Abstract:-The study examined the real causes of the liquidity crisis in the banking sector since the introduction of the multicurrency in Zimbabwe. The liquidity crisis continued to harm string the Zimbabwean economy despite the growth in the aggregate money supply (M3) from US$300 million in 2009, following the adoption of the use of multicurrency. During the period under review, the economy registered a peak of 11.9% growth in 2011. However, despite high economic growth rates, banks still failed to supply cheap loans to the productive sectors, a significant indicator of the liquidity crisis. This was worsened by the shortage of cash in 2016. The investigation on the real causes of liquidity crisis adopted a qualitative research method. Data was collected using in-depth interviews. The research concluded that liquidity crisis in Zimbabwe was caused by poor performance of the external sector, mainly the net exports, foreign direct investment, portfolio investment, diaspora remittances as well as foreign borrowing. Failure by the Reserve Bank of Zimbabwe to provide the lender of last resort function, the growing informal sector were also considered to have had a negative impact on the liquidityin the country. To improve the liquidity in the country, the study recommended that the government revert back to the principle of cash budgeting and that there should be an increase in production of local products which should be exported.

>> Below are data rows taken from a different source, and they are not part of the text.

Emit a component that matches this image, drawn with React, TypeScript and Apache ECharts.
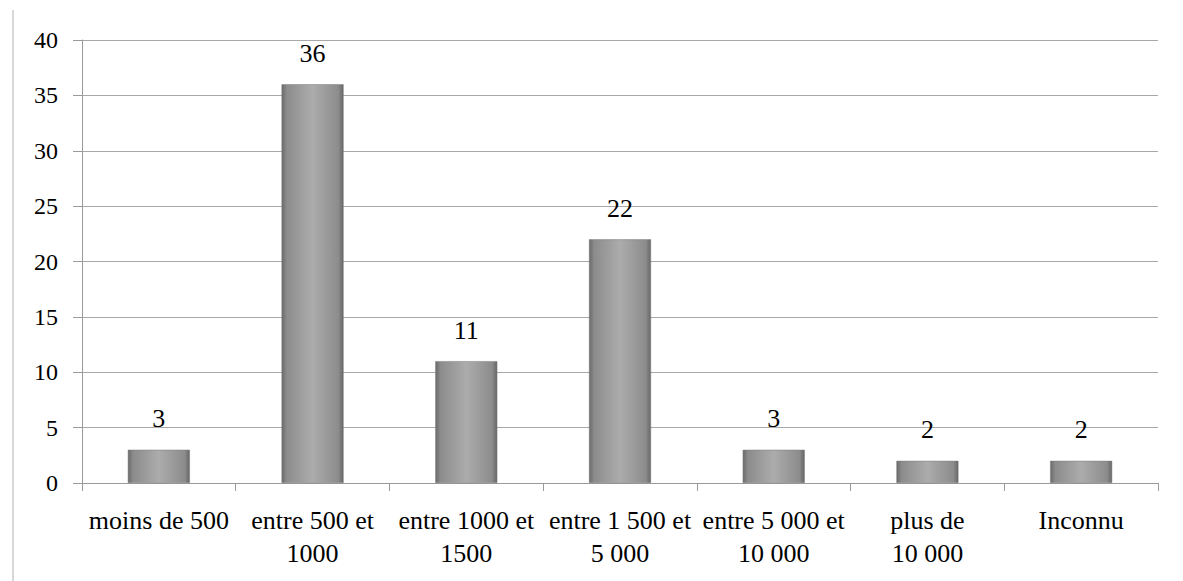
import React, { useEffect, useRef } from "react";
import * as echarts from "echarts";

const categories = [
  "moins de 500",
  "entre 500 et\n1000",
  "entre 1000 et\n1500",
  "entre 1 500 et\n5 000",
  "entre 5 000 et\n10 000",
  "plus de\n10 000",
  "Inconnu",
];
const values = [3, 36, 11, 22, 3, 2, 2];
const yTicks = { min: 0, max: 40, interval: 5 };

const FONT = "Times New Roman, Liberation Serif, DejaVu Serif, serif";

export default function App() {
  const ref = useRef<HTMLDivElement>(null);
  useEffect(() => {
    document.body.style.margin = "0";
    if (!ref.current) return;
    const chart = echarts.init(ref.current, undefined, { renderer: "svg" });
    chart.setOption({
      animation: false,
      backgroundColor: "#ffffff",
      textStyle: { fontFamily: FONT },
      grid: { left: 82, right: 25, top: 40, bottom: 98, containLabel: false },
      graphic: [
        {
          type: "line",
          shape: { x1: 13, y1: 10, x2: 13, y2: 581 },
          style: { stroke: "#b0b0b0", lineWidth: 1 },
        },
      ],
      xAxis: {
        type: "category",
        data: categories,
        axisLine: { show: true, lineStyle: { color: "#9a9a9a", width: 1 } },
        axisTick: { show: true, length: 8, lineStyle: { color: "#9a9a9a" } },
        axisLabel: {
          interval: 0,
          color: "#000",
          fontFamily: FONT,
          fontSize: 26,
          lineHeight: 33,
          margin: 21,
          align: "center",
        },
      },
      yAxis: {
        type: "value",
        min: yTicks.min,
        max: yTicks.max,
        interval: yTicks.interval,
        axisLine: { show: true, lineStyle: { color: "#9a9a9a", width: 1 } },
        axisTick: { show: true, length: 9, lineStyle: { color: "#9a9a9a" } },
        splitLine: { show: true, lineStyle: { color: "#a8a8a8", width: 1 } },
        axisLabel: {
          color: "#000",
          fontFamily: FONT,
          fontSize: 24,
          margin: 24,
        },
      },
      series: [
        {
          type: "bar",
          data: values,
          barWidth: 62,
          itemStyle: {
            color: new echarts.graphic.LinearGradient(0, 0, 1, 0, [
              { offset: 0, color: "#6a6a6a" },
              { offset: 0.08, color: "#8c8c8c" },
              { offset: 0.5, color: "#acacac" },
              { offset: 0.92, color: "#8c8c8c" },
              { offset: 1, color: "#666666" },
            ]),
            borderColor: "#7a7a7a",
            borderWidth: 0.5,
          },
          label: {
            show: true,
            position: "top",
            distance: 18,
            color: "#000",
            fontFamily: FONT,
            fontSize: 26,
          },
        },
      ],
    });
    return () => chart.dispose();
  }, []);
  return <div ref={ref} style={{ width: 1183, height: 581 }} />;
}
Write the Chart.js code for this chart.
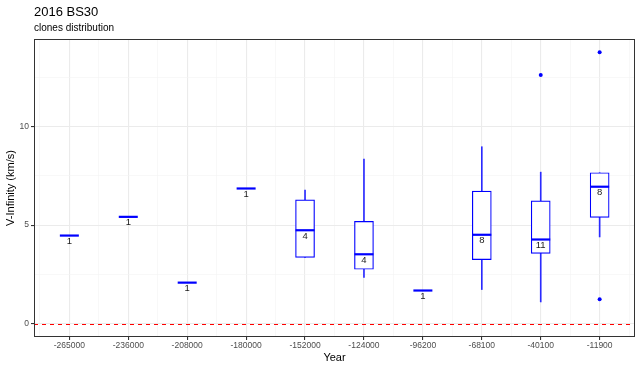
<!DOCTYPE html>
<html>
<head>
<meta charset="utf-8">
<script src="https://cdn.jsdelivr.net/npm/chart.js@4"></script>
<style>
  html, body { margin: 0; padding: 0; background: #ffffff; }
  #wrap { width: 640px; height: 370px; position: relative; }
</style>
</head>
<body>
<div id="wrap"><canvas id="grafico"></canvas></div>
<script>
// ===== datos =====
const categorias = ['-265000', '-236000', '-208000', '-180000', '-152000', '-124000', '-96200', '-68100', '-40100', '-11900'];
const bigoteInf = [4.47, 5.42, 2.08, 6.86, 3.36, 2.34, 1.68, 1.73, 1.10, 4.40];
const cuartil1  = [4.47, 5.42, 2.08, 6.86, 3.36, 2.76, 1.68, 3.25, 3.56, 5.39];
const mediana   = [4.47, 5.42, 2.08, 6.86, 4.74, 3.52, 1.68, 4.51, 4.27, 6.95];
const cuartil3  = [4.47, 5.42, 2.08, 6.86, 6.28, 5.19, 1.68, 6.73, 6.23, 7.66];
const bigoteSup = [4.47, 5.42, 2.08, 6.86, 6.78, 8.35, 1.68, 8.98, 7.69, 7.66];
const conteos   = [1, 1, 1, 1, 4, 4, 1, 8, 11, 8];
const atipicosCat = [8, 9, 9];
const atipicosVal = [12.62, 13.78, 1.24];
const ticksY = [0, 5, 10];
const lineaRef = 0;

const AZUL = '#0000ff';
const FUENTE = '"Liberation Sans", Arial, sans-serif';
const idx = categorias.map((_, i) => i);

// ¿el tick es mayor? (protegido por si el contexto no trae tick)
const esMayorX = (c) => !!(c && c.tick && Number.isInteger(c.tick.value));
const esMayorY = (c) => !!(c && c.tick && ticksY.includes(c.tick.value));

// ===== plugins =====
const marcoYTextos = {
  id: 'marcoYTextos',
  beforeDatasetsDraw(chart) {
    // línea roja discontinua de referencia
    const { ctx, chartArea: a, scales } = chart;
    const y = Math.round(scales.y.getPixelForValue(lineaRef)) + 0.5;
    ctx.save();
    ctx.strokeStyle = '#ff0000';
    ctx.lineWidth = 1;
    ctx.setLineDash([4, 4]);
    ctx.beginPath();
    ctx.moveTo(a.left, y);
    ctx.lineTo(a.right, y);
    ctx.stroke();
    ctx.restore();
  },
  afterDraw(chart) {
    const { ctx, chartArea: a, scales } = chart;
    ctx.save();
    // conteos bajo la mediana
    ctx.fillStyle = '#1a1a1a';
    ctx.font = '9.5px ' + FUENTE;
    ctx.textAlign = 'center';
    ctx.textBaseline = 'top';
    conteos.forEach((n, i) => {
      ctx.fillText(String(n), scales.x.getPixelForValue(i), scales.y.getPixelForValue(mediana[i]) + 1);
    });
    // borde del panel
    ctx.strokeStyle = '#333333';
    ctx.lineWidth = 1;
    ctx.strokeRect(a.left + 0.5, a.top + 0.5, a.right - a.left - 1, a.bottom - a.top - 1);
    // título y subtítulo
    ctx.textAlign = 'left';
    ctx.textBaseline = 'alphabetic';
    ctx.fillStyle = '#000000';
    ctx.font = '13px ' + FUENTE;
    ctx.fillText('2016 BS30', a.left, 16);
    ctx.font = '10px ' + FUENTE;
    ctx.fillText('clones distribution', a.left, 31);
    ctx.restore();
  }
};

// ===== gráfico =====
new Chart(document.getElementById('grafico'), {
  data: {
    datasets: [
      {
        type: 'bar',
        label: 'bigotes',
        data: idx.map(i => ({ x: i, y: [bigoteInf[i], bigoteSup[i]] })),
        backgroundColor: '#2a2aff',
        borderWidth: 0,
        barThickness: 1,
        grouped: false,
        order: 3
      },
      {
        type: 'bar',
        label: 'cajas',
        data: idx.map(i => ({ x: i, y: [cuartil1[i], cuartil3[i]] })),
        backgroundColor: '#ffffff',
        borderColor: AZUL,
        borderWidth: 1.2,
        borderSkipped: false,
        barThickness: 19,
        grouped: false,
        order: 2
      },
      {
        type: 'scatter',
        label: 'medianas',
        data: idx.map(i => ({ x: i, y: mediana[i] })),
        pointStyle: 'line',
        radius: 9.5,
        borderColor: AZUL,
        borderWidth: 2.2,
        order: 1
      },
      {
        type: 'scatter',
        label: 'atipicos',
        data: atipicosCat.map((c, i) => ({ x: c, y: atipicosVal[i] })),
        pointStyle: 'circle',
        radius: 2,
        backgroundColor: AZUL,
        borderWidth: 0,
        order: 0
      }
    ]
  },
  options: {
    responsive: true,
    maintainAspectRatio: false,
    animation: false,
    layout: { autoPadding: false, padding: { top: 39, right: 5, left: 0, bottom: 0 } },
    plugins: {
      legend: { display: false },
      tooltip: { enabled: false }
    },
    scales: {
      x: {
        type: 'linear',
        offset: false,
        min: -0.6,
        max: categorias.length - 0.4,
        afterBuildTicks(scale) {
          const t = [];
          for (let v = -0.5; v <= categorias.length - 0.5; v += 0.5) t.push({ value: v });
          scale.ticks = t;
        },
        afterFit(scale) {
          scale.height = 33;
          scale.paddingLeft = 0;
          scale.paddingRight = 0;
        },
        ticks: {
          autoSkip: false,
          maxRotation: 0,
          padding: 1,
          color: '#4d4d4d',
          font: { family: FUENTE, size: 8.5 },
          callback: (v) => Number.isInteger(v) ? categorias[v] : ''
        },
        grid: {
          offset: false,
          color: (c) => esMayorX(c) ? '#ebebeb' : '#f3f3f3',
          lineWidth: (c) => esMayorX(c) ? 1.1 : 0.6,
          tickColor: (c) => esMayorX(c) ? '#333333' : 'rgba(0,0,0,0)',
          tickLength: 3
        },
        border: { display: false },
        title: {
          display: true,
          text: 'Year',
          color: '#000000',
          font: { family: FUENTE, size: 11 },
          padding: { top: 0, bottom: 5 }
        }
      },
      y: {
        type: 'linear',
        min: -0.68,
        max: 14.45,
        afterBuildTicks(scale) {
          const t = [];
          for (let v = 0; v <= 12.5; v += 2.5) t.push({ value: v });
          scale.ticks = t;
        },
        afterFit(scale) {
          scale.width = 34;
          scale.paddingTop = 0;
          scale.paddingBottom = 0;
        },
        ticks: {
          padding: 2,
          color: '#4d4d4d',
          font: { family: FUENTE, size: 8.5 },
          callback: (v) => ticksY.includes(v) ? String(v) : ''
        },
        grid: {
          color: (c) => esMayorY(c) ? '#ebebeb' : '#f3f3f3',
          lineWidth: (c) => esMayorY(c) ? 1.1 : 0.6,
          tickColor: (c) => esMayorY(c) ? '#333333' : 'rgba(0,0,0,0)',
          tickLength: 3
        },
        border: { display: false },
        title: {
          display: true,
          text: 'V-Infinity (km/s)',
          color: '#000000',
          font: { family: FUENTE, size: 11 },
          padding: { top: 4, bottom: 0 }
        }
      }
    }
  },
  plugins: [marcoYTextos]
});
</script>
</body>
</html>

Key Words: Liquidity Crisis; Multi-Currency Regime; Cash Crisis

I. INTRODUCTION

Zimbabwe is facing an acute shortage of cash, which has been characterized by long queues in every bank. Financial institutions have not been able to avail cheap long term loans to the productive sectors, suggesting that the country is facing a liquidity crisis. According to Chagwiza (2014), the Reserve Bank of Zimbabwe re-emphasized the need for liquidity, after the 2003 to 2004 liquidity crisis. Therefore, liquidity became very important for the functioning of financial markets and the banking sector. Mkhitaryan (2014) indicated that economic development and growth depends to a large extent on a well-functioning, stable and sound managed banking sector.